Analysts expect sobering impact on earnings due to strong dollar

The Outlook

April 21, 1996|By Jay Hancock

It's hard to remember, but not long ago you could buy more than 200 Japanese yen with a greenback. Last week a dollar bought fewer than 110 yen.

But financial analysts aren't rejoicing about the decline and how it has beefed up corporate earnings and boosted U.S. exports by making them cheaper overseas. No, last week they were complaining because the dollar has risen against the yen from a low of 81 cents last year to a recent high of nearly $1.09.

The dollar has gained against other key currencies, too, especially the German deutsche mark. Last week you could buy 1.51 marks with a dollar; up from a low of 1.35 last year.

Because a stronger dollar reduces the international profits of U.S. corporations, some on Wall Street worry about Procter & Gamble, Black & Decker and other companies with big overseas operations. Rising earnings account for much of the upward propulsion of the stock market in recent years. Are earnings at risk now? Will a stronger dollar hurt U.S. exports? And how will interest rates be affected?

Robert Sweet

Chief economist, financial management unit, First National Bank of Maryland.

The biggest effect of a stronger dollar is going to be on the equity markets. It'll be a two-pronged effect. First, it's going to hurt the transnational earnings of any U.S. company that has substantial sales overseas -- the IBMs, the Coca-Colas, the Gillettes. Because they're translating much of their earnings back into U.S. dollars, they're going to show lower earnings growth.

When they had good earnings last year from overseas, a lot of it came from the weaker dollar. I do feel confident that these companies will be reporting lower-than expected earnings, and these consumer-goods companies with major overseas business make up a large part of the Dow.

The other prong involves exporters. But I'm not so concerned about the higher dollar hurting exporters yet. From my studies, it looks like a ratio of maybe 125 yen to the dollar would really begin to hurt, say, Caterpillar against Komatsu.

I think the dollar is going to go to 110 yen now and it could go to 115 or 120. And I think it'll go up to 1.55 Deutsche marks. But I'm not too concerned about exports.

Lucinda Mezey

Chief investment officer, Alex. Brown Capital Advisory and Trust.

The issue of the dollar will have an impact on multinational corporate earnings. It's the antithesis of what we went through last year, when a falling dollar was a benefit to corporate earnings.

For those companies that have meaningful exposure abroad, it will have a dampening effect on the earnings that they report here.

But most analysts are aware that the dollar is rising, and most of them are adjusting their earnings expectations to reflect that.

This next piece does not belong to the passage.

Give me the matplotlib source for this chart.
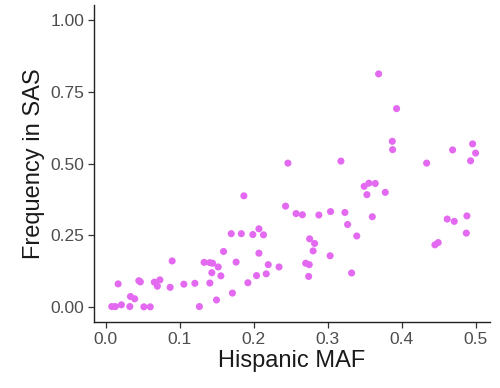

So it's unlikely that the market's going to react very negatively to earnings shortfalls owing to the dollar. I think a lot of that's already known.

The second thing, which is less talked about, is that a rising dollar means that U.S. goods are less competitive worldwide. A low dollar has made our exports very attractive to the rest of the world.

Now the dollar's going the opposite way for us. We may find we have a negative trend in export sales, which would have a negative effect on the U.S. economy and, ultimately, corporate earnings.

But one thing we have to recognize is that the dollar goes up and goes down, just like anything else. Over long periods of time it tends to remain relatively stable.

While you have quarterly hiccups from time to time, it shouldn't dissuade you from the specific reason that you own a security.

David Orr

Chief economist, First Union Corp.

In terms of interest rates, a stronger dollar has a positive effect because it tends to lower the overall inflation rate by restraining the prices of imports.

The larger question is: Will the dollar keep rising? My hunch is, yes during 1996, but not over the long term. In 1996, the Germans have made it very clear that they want the Deutsche mark to be weaker in order to stimulate their exports. So that rate is now 1.5 Deutsche marks to the dollar. I think the low last summer was on the order of 1.35. We think 1.6 or more will happen, because they want it to.

Predicting the dollar's performance against the Japanese yen is more problematic. The yen is at a level now where the Japanese exporters are not in trouble any more. Whereas last summer, when the yen was in the low 80s, Japanese exporters were about to suffocate.

Between July and February, the Japanese bought dollars week after week on a scale that's virtually never been seen.

They're not going to keep on doing that. The long-term outlook for the dollar -- over the next five or 10 years -- is still lousy, so long as we do not save enough money domestically to pay for our own investment needs.

For U.S. exporters, as far as I can see right now, the rise of the dollar is not a significant problem. Even at 1.6 marks and 110 yen American products are still very, very competitive.